A suivre : Mouvement pour les Conseils ouvriers - 2 :Le Groupe des communistes internationalistes  en Hollande, 1934-1939
Notes
[1] On trouvera la traduction du compte rendu de ce congrès, réunie à d’autres matériaux intéressants, dans A. et D. Prudhommeaux, Spartacus et la Commune de Berlin, éd. Spartacus.[2] Rosa Luxemburg et Karl Liebknecht sont assassinés par les corps-francs à Berlin le 15 janvier 1919.
[3] La Maladie infantile du communisme (le « gauchisme ») a été terminé par Lénine en mai 1920. Ce texte sera distribué à tous les délégués au IIe Congrès de l’Internationale communiste. Lénine y exprime sa vision de la lutte politique en vue d’une prise de pouvoir.
[4] (1)Herman Gorter, Réponse à Lénine (1920) Paris, 1930. Texte en ligne : www.left-dis.nl/f/herman.htm.
[5] On considérait dans le KAP que la réaction des journaux devait être « tournante », c’est-à-dire prise en charge à tour de rôle par les différentes sections locales du parti, ceci afin d’éviter la formation d’une « clique » spécialisée dans la manipulation.
[6] Rätekorrespondenz, n° 2, novembre 1932 (organe clandestin, ronéoté, de la KAU, dont la presse, dès ce moment, était régulièrement saisie par ordre des autorités social-démocrates de Prusse).
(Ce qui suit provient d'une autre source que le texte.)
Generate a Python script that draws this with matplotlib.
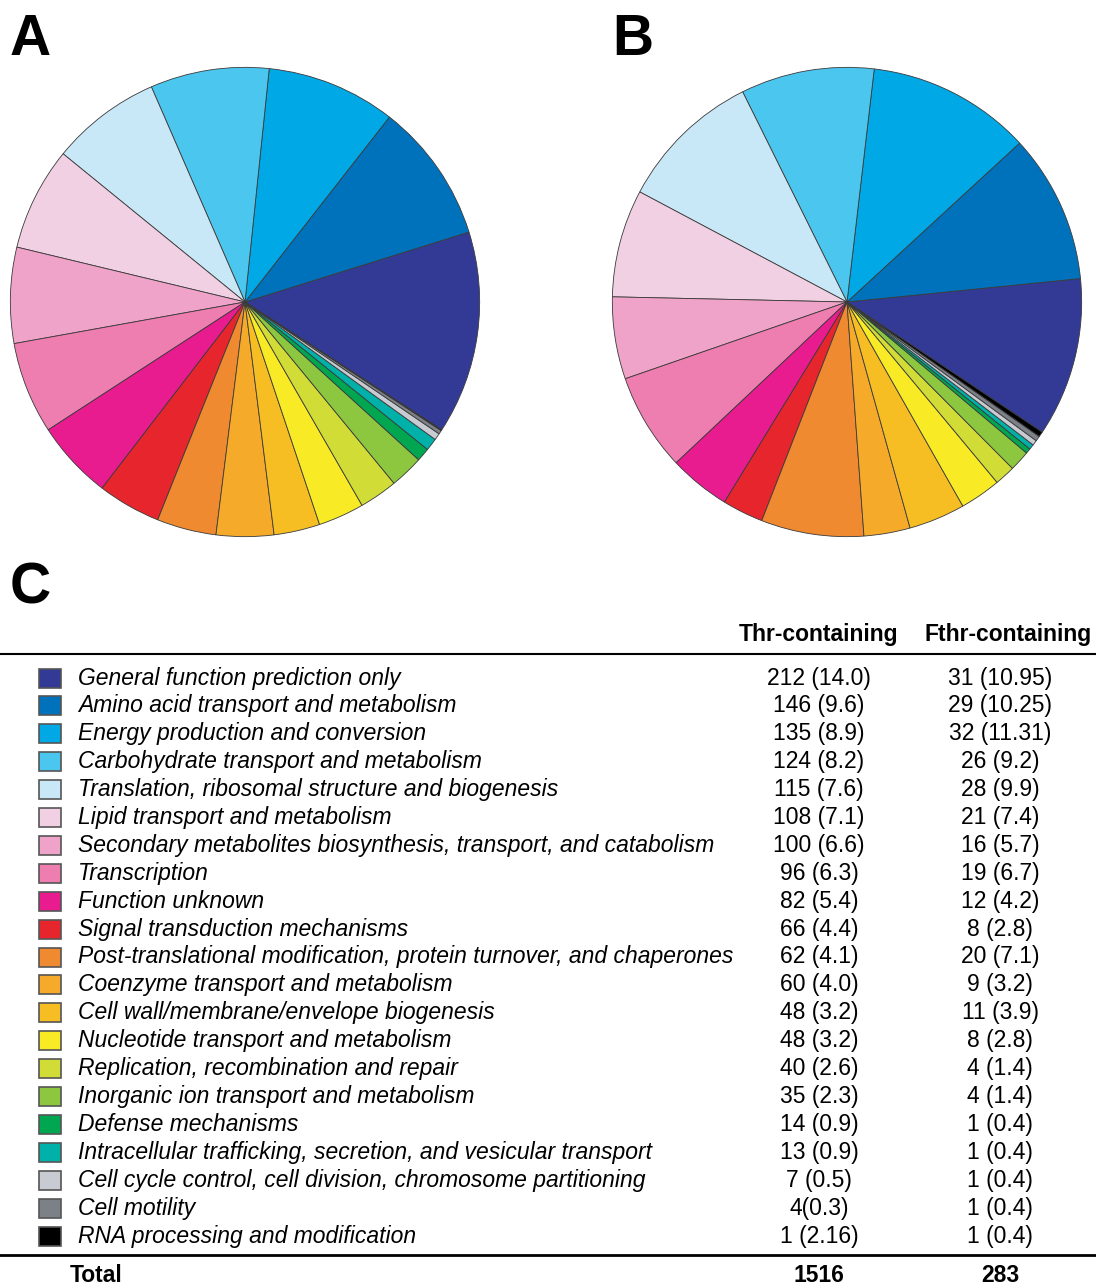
import matplotlib
matplotlib.use("Agg")
import matplotlib.pyplot as plt
from matplotlib.patches import Rectangle
from matplotlib.lines import Line2D

plt.rcParams['font.family'] = ['Liberation Sans', 'DejaVu Sans']

# COG categories (legend / table order)
categories = [
    "General function prediction only",
    "Amino acid transport and metabolism",
    "Energy production and conversion",
    "Carbohydrate transport and metabolism",
    "Translation, ribosomal structure and biogenesis",
    "Lipid transport and metabolism",
    "Secondary metabolites biosynthesis, transport, and catabolism",
    "Transcription",
    "Function unknown",
    "Signal transduction mechanisms",
    "Post-translational modification, protein turnover, and chaperones",
    "Coenzyme transport and metabolism",
    "Cell wall/membrane/envelope biogenesis",
    "Nucleotide transport and metabolism",
    "Replication, recombination and repair",
    "Inorganic ion transport and metabolism",
    "Defense mechanisms",
    "Intracellular trafficking, secretion, and vesicular transport",
    "Cell cycle control, cell division, chromosome partitioning",
    "Cell motility",
    "RNA processing and modification",
]
thr_counts = [212, 146, 135, 124, 115, 108, 100, 96, 82, 66, 62, 60, 48, 48, 40, 35, 14, 13, 7, 4, 1]
thr_labels = ["212 (14.0)", "146 (9.6)", "135 (8.9)", "124 (8.2)", "115 (7.6)", "108 (7.1)",
              "100 (6.6)", "96 (6.3)", "82 (5.4)", "66 (4.4)", "62 (4.1)", "60 (4.0)",
              "48 (3.2)", "48 (3.2)", "40 (2.6)", "35 (2.3)", "14 (0.9)", "13 (0.9)",
              "7 (0.5)", "4(0.3)", "1 (2.16)"]
fthr_counts = [31, 29, 32, 26, 28, 21, 16, 19, 12, 8, 20, 9, 11, 8, 4, 4, 1, 1, 1, 1, 1]
fthr_labels = ["31 (10.95)", "29 (10.25)", "32 (11.31)", "26 (9.2)", "28 (9.9)", "21 (7.4)",
               "16 (5.7)", "19 (6.7)", "12 (4.2)", "8 (2.8)", "20 (7.1)", "9 (3.2)",
               "11 (3.9)", "8 (2.8)", "4 (1.4)", "4 (1.4)", "1 (0.4)", "1 (0.4)",
               "1 (0.4)", "1 (0.4)", "1 (0.4)"]
colors = ["#333a96", "#0072bc", "#00a8e6", "#4bc6ee", "#c9e8f7", "#f2d0e4", "#f0a3c8",
          "#ee7db0", "#e81c8e", "#e6262c", "#f08a30", "#f6aa2a", "#f6be22", "#f8ea24",
          "#d1dc36", "#8dc63f", "#00a650", "#00b1a9", "#c8cbd2", "#7c8187", "#000000"]
totals = ["1516", "283"]

W, H = 1096, 1288
fig = plt.figure(figsize=(W / 100, H / 100), dpi=100)
fs = 16.5

def fy(y):
    return 1 - y / H

def pie_at(cx, cy, r, vals, start):
    ax = fig.add_axes([(cx - r) / W, (H - cy - r) / H, 2 * r / W, 2 * r / H])
    ax.pie(vals, colors=colors, startangle=start, counterclock=True,
           wedgeprops=dict(edgecolor="#3a3a3a", linewidth=0.6))
    ax.set_xlim(-1.01, 1.01)
    ax.set_ylim(-1.01, 1.01)
    ax.set_aspect("equal")
    ax.axis("off")

pie_at(245, 302, 237, thr_counts, -33)
pie_at(847, 302, 237, fthr_counts, -33.7)

# panel letters
fig.text(10 / W, fy(40), "A", fontsize=41, fontweight="bold", va="center", ha="left")
fig.text(612 / W, fy(40), "B", fontsize=41, fontweight="bold", va="center", ha="left")
fig.text(10 / W, fy(588), "C", fontsize=41, fontweight="bold", va="center", ha="left")

# table
col1, col2 = 819, 1000
fig.text(col1 / W, fy(635), "Thr-containing", fontsize=fs, fontweight="bold", ha="center", va="center")
fig.text(1008 / W, fy(635), "Fthr-containing", fontsize=fs, fontweight="bold", ha="center", va="center")
fig.add_artist(Line2D([0, 1], [fy(654), fy(654)], color="black", linewidth=1.5))

y0, dy = 678, 27.9
for i, name in enumerate(categories):
    y = y0 + i * dy
    fig.add_artist(Rectangle((39 / W, fy(y + 9.5)), 22 / W, 19 / H, facecolor=colors[i],
                             edgecolor="#555555", linewidth=1.2))
    fig.text(78 / W, fy(y), name, fontsize=fs, style="italic", ha="left", va="center")
    fig.text(col1 / W, fy(y), thr_labels[i], fontsize=fs, ha="center", va="center")
    fig.text(col2 / W, fy(y), fthr_labels[i], fontsize=fs, ha="center", va="center")

fig.add_artist(Line2D([0, 1], [fy(1255), fy(1255)], color="black", linewidth=2))
fig.text(70 / W, fy(1276), "Total", fontsize=fs, fontweight="bold", ha="left", va="center")
fig.text(col1 / W, fy(1276), totals[0], fontsize=fs, fontweight="bold", ha="center", va="center")
fig.text(col2 / W, fy(1276), totals[1], fontsize=fs, fontweight="bold", ha="center", va="center")

fig.savefig("out.png", dpi=100)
[7] Karl Schroeder (1854-1950) combattant spartakiste, dont la tête fut mise à prix en 1919, puis dirigeant professionnel du KAPD, en fut exclu en 1924 ; il devint ensuite fonctionnaire du Parti socialiste. II fut l’un des rares dirigeants de ce parti à organiser une « résistance » au nazisme. Condamné en 1936 avec d’autres anciens du KAP, il tient aujourd’hui une place honorable dans le « martyrologue » du socialisme allemand.
[8] Ainsi l’un des dirigeants du parti fut exclu sous prétexte qu’il avait pactisé avec l’ennemi en publiant un roman dans la maison d’édition du Parti communiste allemand. Il s’agissait d’Adam Scharrer (1889-1948) ouvrier serrurier, puis combattant spartakiste. Ensuite dirigeant professionnel du KAPD, dont il fut exclu en 1930. Comme Schroeder, il est romancier, mais il s’oriente dans l’autre direction : à partir de 1933, il réside à Moscou. Il était considéré en Allemagne de l’Est comme un « pionnier de la littérature prolétarienne ». II va sans dire que certains traits de son passé restaient cachés au public.
[9] Voir Carnets de route de l’incendiaire du Reichstag et autres écrits, de Marinus van der Lubbe, éd. Verticales, 2003 ; Marinus van der Lubbe et l’incendie du Reichstag, de Nico Jassies, Editions antisociales, 2004 ; « L’acte personnel » et « La destruction comme moyen de lutte », d’Anton Pannekoek, Echanges n° 90 (printemps-été 1999).
[10] Traduction sur www.left-dis.nl/f/gictabma.htm. Un résumé sous le titre Principes de base, d’abord paru dans les nos 19, 20 et 21 de Bilan, a été publié dans le n° 11 des Cahiers du Communisme de Conseil.
[11] Sébastien Faure (1858-1942), Mon Communisme : le Bonheur universel, Paris 1921, page 227.
[12] Rudolf Hilferding, Das Finanzkapital, page 1. (Le Capital financier, trad. française aux Editions de Minuit,1970, épuisée.)